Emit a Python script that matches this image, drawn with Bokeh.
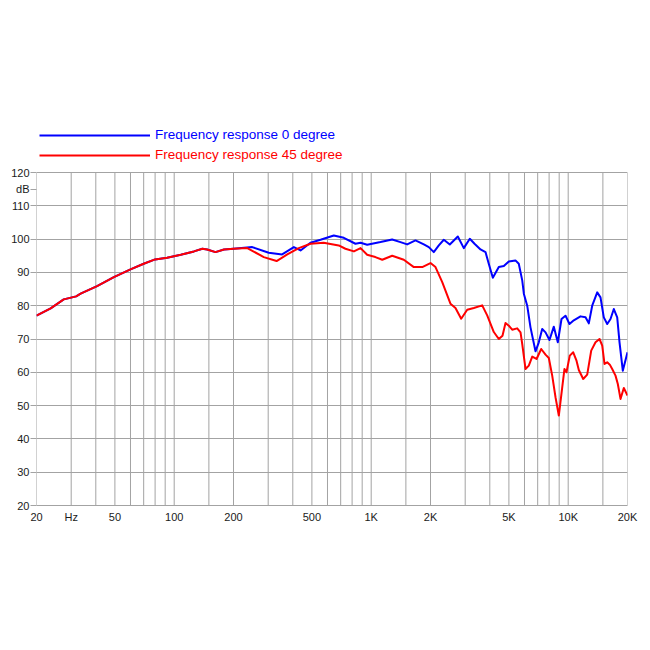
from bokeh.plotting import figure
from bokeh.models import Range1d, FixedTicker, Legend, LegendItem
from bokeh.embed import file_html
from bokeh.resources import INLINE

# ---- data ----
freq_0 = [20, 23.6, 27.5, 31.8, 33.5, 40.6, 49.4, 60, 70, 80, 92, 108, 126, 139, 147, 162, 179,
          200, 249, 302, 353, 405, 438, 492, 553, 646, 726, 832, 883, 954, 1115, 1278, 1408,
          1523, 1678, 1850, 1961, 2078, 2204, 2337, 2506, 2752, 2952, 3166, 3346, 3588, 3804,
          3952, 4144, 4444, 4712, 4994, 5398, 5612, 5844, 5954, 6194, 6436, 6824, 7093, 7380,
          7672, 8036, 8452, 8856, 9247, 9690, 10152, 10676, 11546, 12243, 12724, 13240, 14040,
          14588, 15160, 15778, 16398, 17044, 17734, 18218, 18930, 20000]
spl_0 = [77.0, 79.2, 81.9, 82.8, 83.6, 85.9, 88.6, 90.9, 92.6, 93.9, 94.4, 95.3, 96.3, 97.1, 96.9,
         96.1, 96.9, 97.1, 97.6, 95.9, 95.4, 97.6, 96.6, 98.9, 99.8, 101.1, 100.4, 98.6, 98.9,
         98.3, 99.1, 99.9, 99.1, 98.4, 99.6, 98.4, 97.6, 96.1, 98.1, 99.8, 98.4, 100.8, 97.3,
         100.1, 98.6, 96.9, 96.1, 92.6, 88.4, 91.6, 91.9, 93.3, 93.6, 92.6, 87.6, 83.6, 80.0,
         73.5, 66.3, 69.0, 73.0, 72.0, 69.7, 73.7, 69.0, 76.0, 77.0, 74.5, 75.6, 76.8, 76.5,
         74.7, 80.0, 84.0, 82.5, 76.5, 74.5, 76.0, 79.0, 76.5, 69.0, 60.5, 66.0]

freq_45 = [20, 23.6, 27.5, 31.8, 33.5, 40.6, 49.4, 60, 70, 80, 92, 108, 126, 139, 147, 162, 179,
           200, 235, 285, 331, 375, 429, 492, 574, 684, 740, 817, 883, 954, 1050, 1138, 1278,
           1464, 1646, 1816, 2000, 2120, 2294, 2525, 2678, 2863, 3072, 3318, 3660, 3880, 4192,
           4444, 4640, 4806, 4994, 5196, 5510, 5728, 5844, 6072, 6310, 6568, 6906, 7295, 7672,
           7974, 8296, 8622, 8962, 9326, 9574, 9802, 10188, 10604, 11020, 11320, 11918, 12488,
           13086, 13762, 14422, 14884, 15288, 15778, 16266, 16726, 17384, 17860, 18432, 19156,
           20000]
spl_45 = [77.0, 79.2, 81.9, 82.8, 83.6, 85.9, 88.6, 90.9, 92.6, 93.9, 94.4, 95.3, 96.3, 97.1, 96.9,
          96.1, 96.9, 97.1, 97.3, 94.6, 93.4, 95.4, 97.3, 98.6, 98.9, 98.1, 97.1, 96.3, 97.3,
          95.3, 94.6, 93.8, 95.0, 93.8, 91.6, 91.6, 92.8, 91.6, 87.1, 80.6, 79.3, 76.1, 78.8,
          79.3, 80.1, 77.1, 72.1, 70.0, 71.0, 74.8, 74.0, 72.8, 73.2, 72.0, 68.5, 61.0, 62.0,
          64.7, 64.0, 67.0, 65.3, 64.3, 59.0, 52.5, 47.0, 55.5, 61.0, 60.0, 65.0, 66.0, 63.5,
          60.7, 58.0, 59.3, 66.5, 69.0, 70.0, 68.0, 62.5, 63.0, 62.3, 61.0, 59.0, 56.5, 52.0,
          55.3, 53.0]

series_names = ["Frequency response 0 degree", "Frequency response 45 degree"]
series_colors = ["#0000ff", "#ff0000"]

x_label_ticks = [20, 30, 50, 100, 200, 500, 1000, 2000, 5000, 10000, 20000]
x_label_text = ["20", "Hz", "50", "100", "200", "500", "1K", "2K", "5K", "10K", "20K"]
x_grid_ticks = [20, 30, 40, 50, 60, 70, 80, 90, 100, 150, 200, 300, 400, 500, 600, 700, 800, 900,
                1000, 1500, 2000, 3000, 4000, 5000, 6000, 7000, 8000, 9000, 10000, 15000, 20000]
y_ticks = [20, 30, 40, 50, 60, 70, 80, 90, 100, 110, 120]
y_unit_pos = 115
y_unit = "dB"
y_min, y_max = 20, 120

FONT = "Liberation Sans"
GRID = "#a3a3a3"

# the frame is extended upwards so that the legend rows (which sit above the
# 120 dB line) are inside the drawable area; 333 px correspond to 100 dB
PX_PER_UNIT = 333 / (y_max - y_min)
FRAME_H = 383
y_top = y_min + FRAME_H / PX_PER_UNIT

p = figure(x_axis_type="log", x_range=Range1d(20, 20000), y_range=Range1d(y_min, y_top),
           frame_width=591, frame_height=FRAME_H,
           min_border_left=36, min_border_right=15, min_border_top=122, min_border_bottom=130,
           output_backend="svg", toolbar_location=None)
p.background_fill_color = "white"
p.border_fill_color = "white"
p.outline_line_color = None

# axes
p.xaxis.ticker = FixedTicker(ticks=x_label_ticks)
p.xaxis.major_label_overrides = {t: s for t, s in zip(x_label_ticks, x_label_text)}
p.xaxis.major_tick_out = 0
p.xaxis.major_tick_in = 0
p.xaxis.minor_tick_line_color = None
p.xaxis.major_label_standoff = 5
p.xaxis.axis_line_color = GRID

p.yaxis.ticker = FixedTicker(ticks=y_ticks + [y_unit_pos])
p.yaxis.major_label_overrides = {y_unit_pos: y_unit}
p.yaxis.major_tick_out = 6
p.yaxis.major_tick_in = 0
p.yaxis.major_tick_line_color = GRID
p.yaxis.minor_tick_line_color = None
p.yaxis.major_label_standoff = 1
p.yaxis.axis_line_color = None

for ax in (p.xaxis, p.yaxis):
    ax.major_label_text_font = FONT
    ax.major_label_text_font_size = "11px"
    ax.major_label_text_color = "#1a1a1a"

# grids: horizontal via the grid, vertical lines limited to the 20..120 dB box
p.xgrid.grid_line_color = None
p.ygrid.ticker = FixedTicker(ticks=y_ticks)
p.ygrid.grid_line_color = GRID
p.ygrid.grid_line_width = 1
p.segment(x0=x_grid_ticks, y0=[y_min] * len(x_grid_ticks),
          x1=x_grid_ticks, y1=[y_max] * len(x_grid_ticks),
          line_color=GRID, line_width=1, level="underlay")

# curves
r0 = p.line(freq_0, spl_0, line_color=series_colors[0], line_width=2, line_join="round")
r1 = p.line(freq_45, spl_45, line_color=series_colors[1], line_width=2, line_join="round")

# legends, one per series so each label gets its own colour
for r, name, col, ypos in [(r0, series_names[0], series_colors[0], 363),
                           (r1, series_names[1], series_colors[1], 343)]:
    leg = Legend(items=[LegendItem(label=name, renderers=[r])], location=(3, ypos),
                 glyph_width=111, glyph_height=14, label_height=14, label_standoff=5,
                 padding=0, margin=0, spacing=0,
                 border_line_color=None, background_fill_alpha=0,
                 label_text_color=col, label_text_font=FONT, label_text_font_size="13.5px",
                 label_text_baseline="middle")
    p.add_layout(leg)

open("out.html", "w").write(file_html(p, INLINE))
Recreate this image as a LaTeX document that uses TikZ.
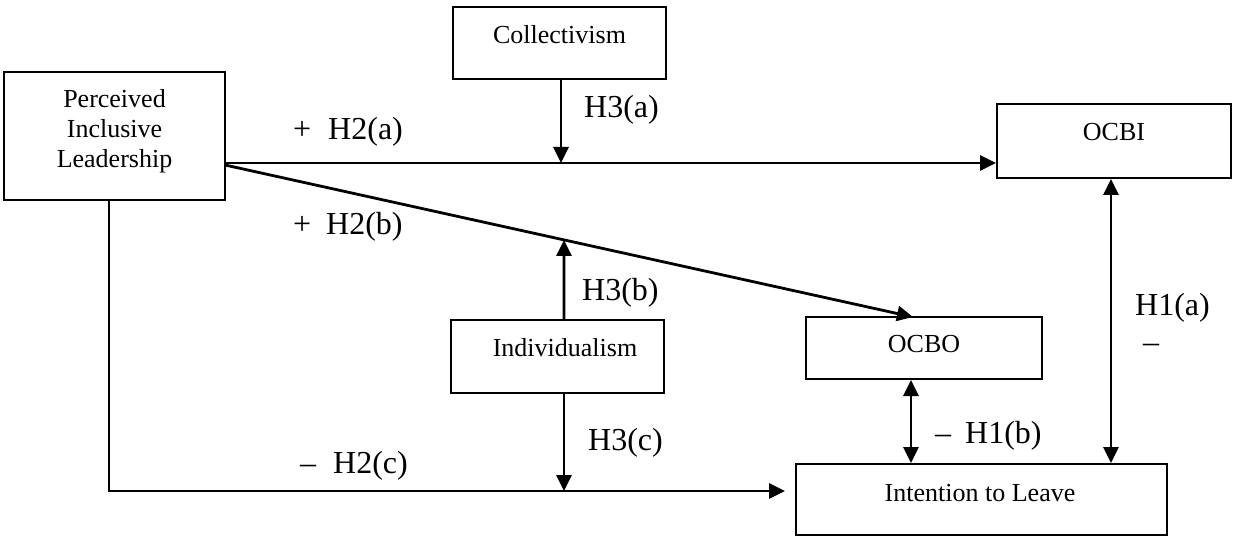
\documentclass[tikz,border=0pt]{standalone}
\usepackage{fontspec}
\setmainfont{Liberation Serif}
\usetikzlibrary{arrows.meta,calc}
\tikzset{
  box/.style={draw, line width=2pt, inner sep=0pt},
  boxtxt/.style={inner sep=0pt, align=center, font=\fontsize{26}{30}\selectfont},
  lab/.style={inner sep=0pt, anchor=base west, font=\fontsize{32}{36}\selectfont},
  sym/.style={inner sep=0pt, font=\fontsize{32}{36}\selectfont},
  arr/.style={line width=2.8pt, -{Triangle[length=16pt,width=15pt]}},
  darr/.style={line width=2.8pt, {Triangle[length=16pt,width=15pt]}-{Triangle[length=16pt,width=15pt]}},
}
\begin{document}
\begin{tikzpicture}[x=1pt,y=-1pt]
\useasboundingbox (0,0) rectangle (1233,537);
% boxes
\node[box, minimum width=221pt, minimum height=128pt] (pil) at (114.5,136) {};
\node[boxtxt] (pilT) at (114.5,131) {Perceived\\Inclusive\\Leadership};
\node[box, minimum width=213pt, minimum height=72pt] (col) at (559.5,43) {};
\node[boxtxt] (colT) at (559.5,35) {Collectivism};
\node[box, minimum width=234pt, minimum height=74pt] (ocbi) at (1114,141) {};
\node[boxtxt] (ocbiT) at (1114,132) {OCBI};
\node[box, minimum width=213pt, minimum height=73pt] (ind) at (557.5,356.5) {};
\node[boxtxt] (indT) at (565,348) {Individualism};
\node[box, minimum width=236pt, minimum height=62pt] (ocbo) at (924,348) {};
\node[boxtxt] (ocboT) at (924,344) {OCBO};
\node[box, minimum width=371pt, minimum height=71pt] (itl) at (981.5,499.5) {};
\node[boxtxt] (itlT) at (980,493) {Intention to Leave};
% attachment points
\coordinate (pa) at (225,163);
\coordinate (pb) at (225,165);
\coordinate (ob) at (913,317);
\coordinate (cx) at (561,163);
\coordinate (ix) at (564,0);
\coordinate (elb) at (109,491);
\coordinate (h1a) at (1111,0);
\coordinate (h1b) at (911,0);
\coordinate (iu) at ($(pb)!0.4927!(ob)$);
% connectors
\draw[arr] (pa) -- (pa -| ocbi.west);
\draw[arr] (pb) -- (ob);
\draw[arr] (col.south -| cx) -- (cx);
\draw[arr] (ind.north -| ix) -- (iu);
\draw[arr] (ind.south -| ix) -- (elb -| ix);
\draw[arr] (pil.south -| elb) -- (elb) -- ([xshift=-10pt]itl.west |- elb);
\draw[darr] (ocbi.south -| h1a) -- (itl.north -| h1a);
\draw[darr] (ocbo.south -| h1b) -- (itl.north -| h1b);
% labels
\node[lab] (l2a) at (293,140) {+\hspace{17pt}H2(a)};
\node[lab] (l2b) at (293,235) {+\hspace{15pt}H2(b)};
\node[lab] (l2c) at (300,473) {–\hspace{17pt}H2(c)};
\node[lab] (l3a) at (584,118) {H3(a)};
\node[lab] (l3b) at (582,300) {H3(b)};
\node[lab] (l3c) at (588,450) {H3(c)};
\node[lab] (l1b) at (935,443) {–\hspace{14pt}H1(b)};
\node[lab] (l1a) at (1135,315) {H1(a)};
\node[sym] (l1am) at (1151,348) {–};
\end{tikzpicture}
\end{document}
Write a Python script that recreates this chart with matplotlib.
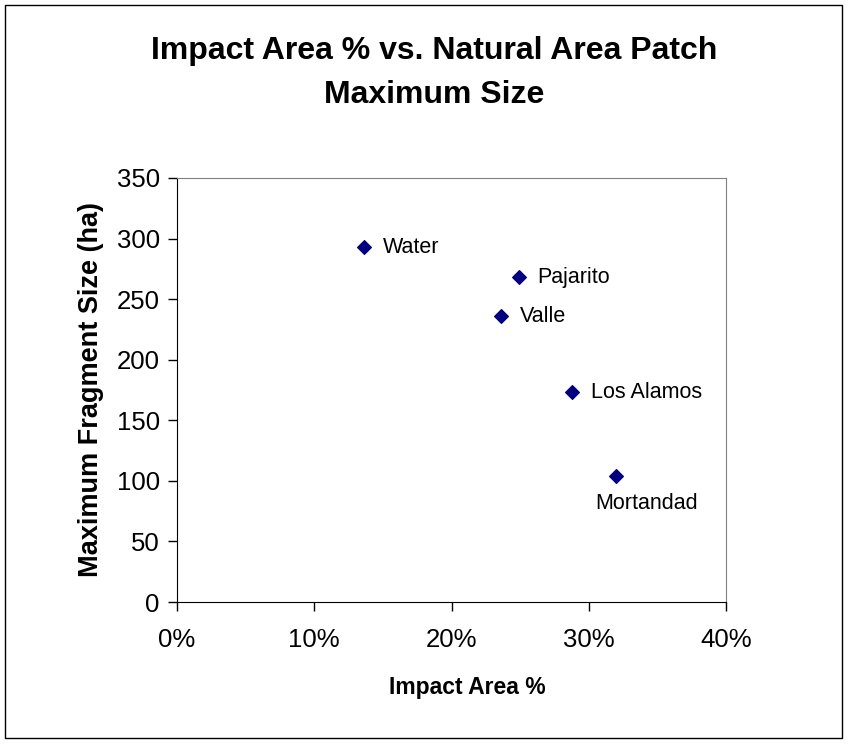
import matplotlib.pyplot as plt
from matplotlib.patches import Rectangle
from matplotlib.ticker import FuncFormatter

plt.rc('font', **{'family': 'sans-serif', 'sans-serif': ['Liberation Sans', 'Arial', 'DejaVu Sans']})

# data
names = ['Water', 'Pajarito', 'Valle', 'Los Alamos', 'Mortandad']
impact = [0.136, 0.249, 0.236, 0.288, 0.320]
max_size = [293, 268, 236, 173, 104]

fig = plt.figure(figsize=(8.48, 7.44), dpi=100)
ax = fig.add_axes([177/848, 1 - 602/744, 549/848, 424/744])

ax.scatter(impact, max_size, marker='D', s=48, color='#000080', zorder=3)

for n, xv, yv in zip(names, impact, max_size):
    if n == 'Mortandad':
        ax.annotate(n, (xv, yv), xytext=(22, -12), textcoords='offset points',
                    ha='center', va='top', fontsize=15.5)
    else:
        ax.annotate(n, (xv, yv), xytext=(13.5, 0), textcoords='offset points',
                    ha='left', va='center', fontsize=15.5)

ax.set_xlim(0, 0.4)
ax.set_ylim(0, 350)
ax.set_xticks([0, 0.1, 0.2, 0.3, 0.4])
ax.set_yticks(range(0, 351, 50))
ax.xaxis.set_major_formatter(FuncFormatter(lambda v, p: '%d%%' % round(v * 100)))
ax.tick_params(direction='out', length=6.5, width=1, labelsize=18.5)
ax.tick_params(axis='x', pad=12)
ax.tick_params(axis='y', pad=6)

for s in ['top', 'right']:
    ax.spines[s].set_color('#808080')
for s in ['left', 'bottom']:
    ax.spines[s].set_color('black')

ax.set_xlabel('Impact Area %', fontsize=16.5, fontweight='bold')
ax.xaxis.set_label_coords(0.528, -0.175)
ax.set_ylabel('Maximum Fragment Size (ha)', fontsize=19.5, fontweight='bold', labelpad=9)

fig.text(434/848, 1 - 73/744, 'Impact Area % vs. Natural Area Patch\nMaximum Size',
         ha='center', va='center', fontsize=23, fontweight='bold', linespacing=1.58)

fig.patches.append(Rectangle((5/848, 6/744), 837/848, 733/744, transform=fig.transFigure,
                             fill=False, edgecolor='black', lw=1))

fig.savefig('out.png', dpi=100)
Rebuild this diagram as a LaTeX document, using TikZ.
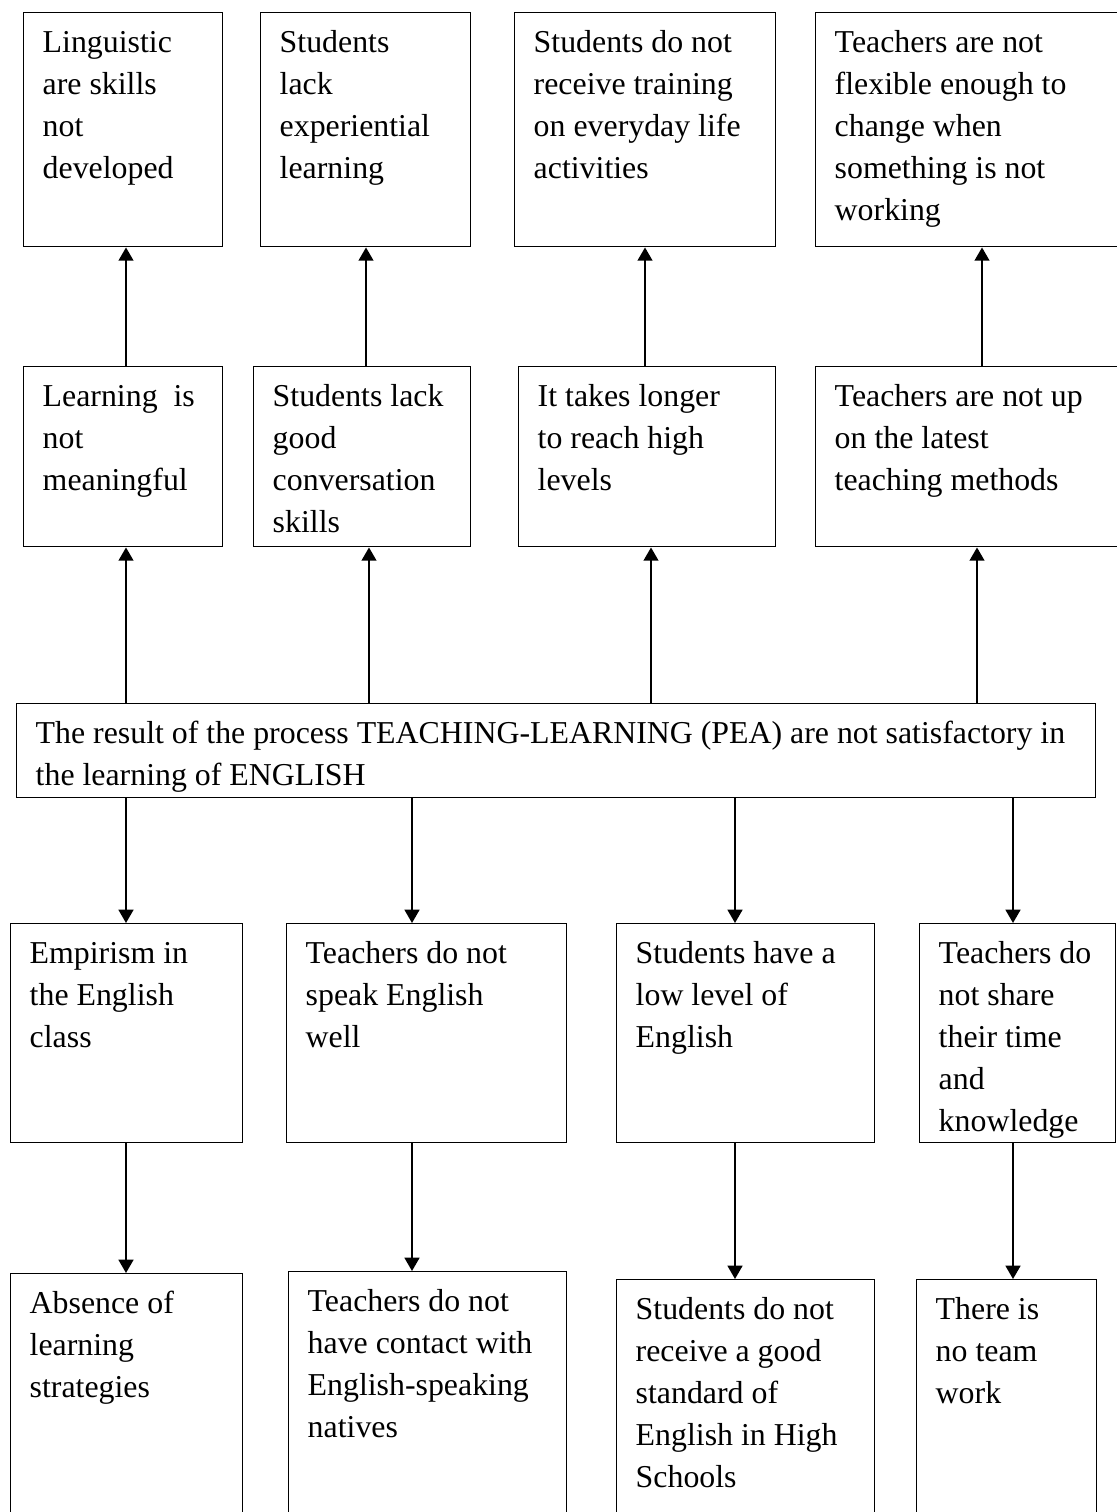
....
■ What the exercise asks ■
Leave the pictures out, and restate exactly the lines from the start of the records through the one that contains "from bokeh.resources import INLINE".

■ Written reply ■
Emit a Python script that matches this image, drawn with Bokeh.
from bokeh.plotting import figure
from bokeh.models import Range1d, FixedTicker, Legend, LegendItem
from bokeh.embed import file_html
from bokeh.resources import INLINE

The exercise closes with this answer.